** Begin **

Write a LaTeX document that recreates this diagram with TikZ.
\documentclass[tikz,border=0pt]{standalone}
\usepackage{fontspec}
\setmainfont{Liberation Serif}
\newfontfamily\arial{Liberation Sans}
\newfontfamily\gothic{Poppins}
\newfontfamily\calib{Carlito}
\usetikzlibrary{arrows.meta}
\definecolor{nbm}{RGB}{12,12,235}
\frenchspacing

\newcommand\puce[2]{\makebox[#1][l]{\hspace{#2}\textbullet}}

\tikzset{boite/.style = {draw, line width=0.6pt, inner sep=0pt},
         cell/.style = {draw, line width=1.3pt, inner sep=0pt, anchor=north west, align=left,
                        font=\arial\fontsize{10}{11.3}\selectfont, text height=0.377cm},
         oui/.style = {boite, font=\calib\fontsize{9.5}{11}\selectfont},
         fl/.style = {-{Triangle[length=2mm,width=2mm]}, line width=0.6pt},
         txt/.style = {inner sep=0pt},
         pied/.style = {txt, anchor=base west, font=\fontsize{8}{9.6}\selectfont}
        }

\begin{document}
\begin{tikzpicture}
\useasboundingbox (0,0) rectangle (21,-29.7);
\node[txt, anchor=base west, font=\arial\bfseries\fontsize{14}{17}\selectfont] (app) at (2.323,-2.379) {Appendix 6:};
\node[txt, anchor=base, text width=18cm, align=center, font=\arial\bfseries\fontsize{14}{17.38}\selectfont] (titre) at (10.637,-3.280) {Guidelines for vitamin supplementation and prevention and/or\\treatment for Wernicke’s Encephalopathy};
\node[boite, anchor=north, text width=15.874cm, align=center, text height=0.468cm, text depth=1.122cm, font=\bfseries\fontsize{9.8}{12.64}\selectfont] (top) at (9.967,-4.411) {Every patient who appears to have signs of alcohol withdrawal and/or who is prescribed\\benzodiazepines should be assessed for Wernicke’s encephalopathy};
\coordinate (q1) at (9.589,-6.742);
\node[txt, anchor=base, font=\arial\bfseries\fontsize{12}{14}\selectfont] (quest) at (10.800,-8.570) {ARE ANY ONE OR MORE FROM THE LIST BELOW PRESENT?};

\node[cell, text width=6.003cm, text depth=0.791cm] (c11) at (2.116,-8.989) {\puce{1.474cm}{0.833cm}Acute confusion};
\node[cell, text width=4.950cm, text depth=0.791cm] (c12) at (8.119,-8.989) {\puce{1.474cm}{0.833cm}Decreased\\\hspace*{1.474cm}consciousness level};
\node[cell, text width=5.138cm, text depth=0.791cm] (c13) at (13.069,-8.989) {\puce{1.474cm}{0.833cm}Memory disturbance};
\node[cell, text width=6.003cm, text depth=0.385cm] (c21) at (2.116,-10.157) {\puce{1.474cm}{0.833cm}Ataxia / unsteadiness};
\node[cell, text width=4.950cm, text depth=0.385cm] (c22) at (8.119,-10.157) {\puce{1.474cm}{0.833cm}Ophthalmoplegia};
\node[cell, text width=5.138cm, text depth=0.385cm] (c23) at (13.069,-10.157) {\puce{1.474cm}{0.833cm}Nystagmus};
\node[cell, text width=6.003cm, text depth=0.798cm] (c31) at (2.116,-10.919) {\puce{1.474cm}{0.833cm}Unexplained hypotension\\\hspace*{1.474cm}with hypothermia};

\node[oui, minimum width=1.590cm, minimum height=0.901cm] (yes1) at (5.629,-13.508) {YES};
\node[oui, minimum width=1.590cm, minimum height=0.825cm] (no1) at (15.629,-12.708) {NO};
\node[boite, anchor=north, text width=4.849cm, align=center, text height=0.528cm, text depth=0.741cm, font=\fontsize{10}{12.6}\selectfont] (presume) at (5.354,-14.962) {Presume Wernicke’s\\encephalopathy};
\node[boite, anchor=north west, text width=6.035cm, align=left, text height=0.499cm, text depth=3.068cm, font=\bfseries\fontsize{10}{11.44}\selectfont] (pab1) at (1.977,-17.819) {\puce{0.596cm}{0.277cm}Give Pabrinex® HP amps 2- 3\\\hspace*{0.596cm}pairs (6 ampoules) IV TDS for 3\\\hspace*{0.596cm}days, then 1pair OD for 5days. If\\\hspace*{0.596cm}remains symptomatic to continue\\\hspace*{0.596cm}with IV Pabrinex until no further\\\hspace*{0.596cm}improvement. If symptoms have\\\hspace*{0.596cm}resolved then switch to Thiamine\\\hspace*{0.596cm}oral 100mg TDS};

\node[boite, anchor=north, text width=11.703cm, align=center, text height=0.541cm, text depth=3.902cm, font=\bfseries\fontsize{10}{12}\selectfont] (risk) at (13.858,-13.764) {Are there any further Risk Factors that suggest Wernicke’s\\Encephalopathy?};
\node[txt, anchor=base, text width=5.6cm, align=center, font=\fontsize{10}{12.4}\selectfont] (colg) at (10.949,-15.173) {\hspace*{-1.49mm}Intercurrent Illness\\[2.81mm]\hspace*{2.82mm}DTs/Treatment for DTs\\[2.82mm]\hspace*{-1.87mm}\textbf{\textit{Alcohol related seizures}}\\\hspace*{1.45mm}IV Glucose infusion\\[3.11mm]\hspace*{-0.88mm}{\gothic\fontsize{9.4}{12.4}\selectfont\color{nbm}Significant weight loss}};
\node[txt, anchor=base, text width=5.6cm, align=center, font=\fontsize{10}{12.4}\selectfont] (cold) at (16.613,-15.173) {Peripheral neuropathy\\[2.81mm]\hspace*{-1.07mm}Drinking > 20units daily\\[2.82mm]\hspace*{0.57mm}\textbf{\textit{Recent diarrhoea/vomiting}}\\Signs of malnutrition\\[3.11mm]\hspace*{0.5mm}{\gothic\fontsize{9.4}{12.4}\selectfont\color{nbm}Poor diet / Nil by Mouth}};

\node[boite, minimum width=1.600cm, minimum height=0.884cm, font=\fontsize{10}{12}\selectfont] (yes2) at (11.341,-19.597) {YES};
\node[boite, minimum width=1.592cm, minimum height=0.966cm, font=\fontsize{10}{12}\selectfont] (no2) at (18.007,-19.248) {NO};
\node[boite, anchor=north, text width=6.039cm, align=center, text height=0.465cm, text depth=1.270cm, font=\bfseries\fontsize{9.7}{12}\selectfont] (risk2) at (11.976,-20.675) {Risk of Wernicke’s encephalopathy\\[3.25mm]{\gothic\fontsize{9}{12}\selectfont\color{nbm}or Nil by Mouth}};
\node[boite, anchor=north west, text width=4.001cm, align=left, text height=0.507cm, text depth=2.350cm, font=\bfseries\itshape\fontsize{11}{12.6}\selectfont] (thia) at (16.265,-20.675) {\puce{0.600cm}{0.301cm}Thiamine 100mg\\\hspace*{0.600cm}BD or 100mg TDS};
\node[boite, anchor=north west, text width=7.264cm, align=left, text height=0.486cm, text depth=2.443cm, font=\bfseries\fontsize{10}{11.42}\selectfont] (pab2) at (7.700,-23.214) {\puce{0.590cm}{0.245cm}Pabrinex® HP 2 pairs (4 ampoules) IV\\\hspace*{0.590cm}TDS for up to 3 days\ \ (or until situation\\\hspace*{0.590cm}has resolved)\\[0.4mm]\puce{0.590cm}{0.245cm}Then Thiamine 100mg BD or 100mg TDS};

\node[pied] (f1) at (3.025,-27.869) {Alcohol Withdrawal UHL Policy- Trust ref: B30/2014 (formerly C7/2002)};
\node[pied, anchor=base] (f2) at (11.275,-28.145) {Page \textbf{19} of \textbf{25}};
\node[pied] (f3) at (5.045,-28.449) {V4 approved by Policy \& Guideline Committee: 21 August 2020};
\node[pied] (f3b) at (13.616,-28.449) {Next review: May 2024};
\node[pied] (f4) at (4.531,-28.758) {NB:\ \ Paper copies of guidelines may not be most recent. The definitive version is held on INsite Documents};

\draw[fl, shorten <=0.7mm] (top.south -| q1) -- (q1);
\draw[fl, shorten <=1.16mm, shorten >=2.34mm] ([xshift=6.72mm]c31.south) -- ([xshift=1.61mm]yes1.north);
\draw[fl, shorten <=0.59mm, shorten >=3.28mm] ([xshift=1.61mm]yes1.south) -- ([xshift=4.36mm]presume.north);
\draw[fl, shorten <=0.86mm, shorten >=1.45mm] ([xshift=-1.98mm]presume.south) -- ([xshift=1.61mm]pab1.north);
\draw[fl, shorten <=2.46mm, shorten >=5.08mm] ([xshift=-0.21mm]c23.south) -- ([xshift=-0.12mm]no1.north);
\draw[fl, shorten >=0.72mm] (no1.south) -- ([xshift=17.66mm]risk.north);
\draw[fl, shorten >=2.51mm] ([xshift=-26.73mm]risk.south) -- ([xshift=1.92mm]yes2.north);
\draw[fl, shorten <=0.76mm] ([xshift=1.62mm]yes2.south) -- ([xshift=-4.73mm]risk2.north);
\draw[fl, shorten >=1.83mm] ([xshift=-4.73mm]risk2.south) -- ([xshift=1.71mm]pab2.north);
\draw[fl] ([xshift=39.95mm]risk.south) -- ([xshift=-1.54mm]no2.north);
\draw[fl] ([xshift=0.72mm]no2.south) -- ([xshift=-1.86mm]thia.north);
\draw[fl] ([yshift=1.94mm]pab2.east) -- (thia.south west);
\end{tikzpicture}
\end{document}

** End **

Quote the data above verbatim from its first line to the line that includes "(quest) at (10.800,-8.570)", with both boundary lines retained.

Write a LaTeX document that recreates this diagram with TikZ.
\documentclass[tikz,border=0pt]{standalone}
\usepackage{fontspec}
\setmainfont{Liberation Serif}
\newfontfamily\arial{Liberation Sans}
\newfontfamily\gothic{Poppins}
\newfontfamily\calib{Carlito}
\usetikzlibrary{arrows.meta}
\definecolor{nbm}{RGB}{12,12,235}
\frenchspacing

\newcommand\puce[2]{\makebox[#1][l]{\hspace{#2}\textbullet}}

\tikzset{boite/.style = {draw, line width=0.6pt, inner sep=0pt},
         cell/.style = {draw, line width=1.3pt, inner sep=0pt, anchor=north west, align=left,
                        font=\arial\fontsize{10}{11.3}\selectfont, text height=0.377cm},
         oui/.style = {boite, font=\calib\fontsize{9.5}{11}\selectfont},
         fl/.style = {-{Triangle[length=2mm,width=2mm]}, line width=0.6pt},
         txt/.style = {inner sep=0pt},
         pied/.style = {txt, anchor=base west, font=\fontsize{8}{9.6}\selectfont}
        }

\begin{document}
\begin{tikzpicture}
\useasboundingbox (0,0) rectangle (21,-29.7);
\node[txt, anchor=base west, font=\arial\bfseries\fontsize{14}{17}\selectfont] (app) at (2.323,-2.379) {Appendix 6:};
\node[txt, anchor=base, text width=18cm, align=center, font=\arial\bfseries\fontsize{14}{17.38}\selectfont] (titre) at (10.637,-3.280) {Guidelines for vitamin supplementation and prevention and/or\\treatment for Wernicke’s Encephalopathy};
\node[boite, anchor=north, text width=15.874cm, align=center, text height=0.468cm, text depth=1.122cm, font=\bfseries\fontsize{9.8}{12.64}\selectfont] (top) at (9.967,-4.411) {Every patient who appears to have signs of alcohol withdrawal and/or who is prescribed\\benzodiazepines should be assessed for Wernicke’s encephalopathy};
\coordinate (q1) at (9.589,-6.742);
\node[txt, anchor=base, font=\arial\bfseries\fontsize{12}{14}\selectfont] (quest) at (10.800,-8.570) {ARE ANY ONE OR MORE FROM THE LIST BELOW PRESENT?};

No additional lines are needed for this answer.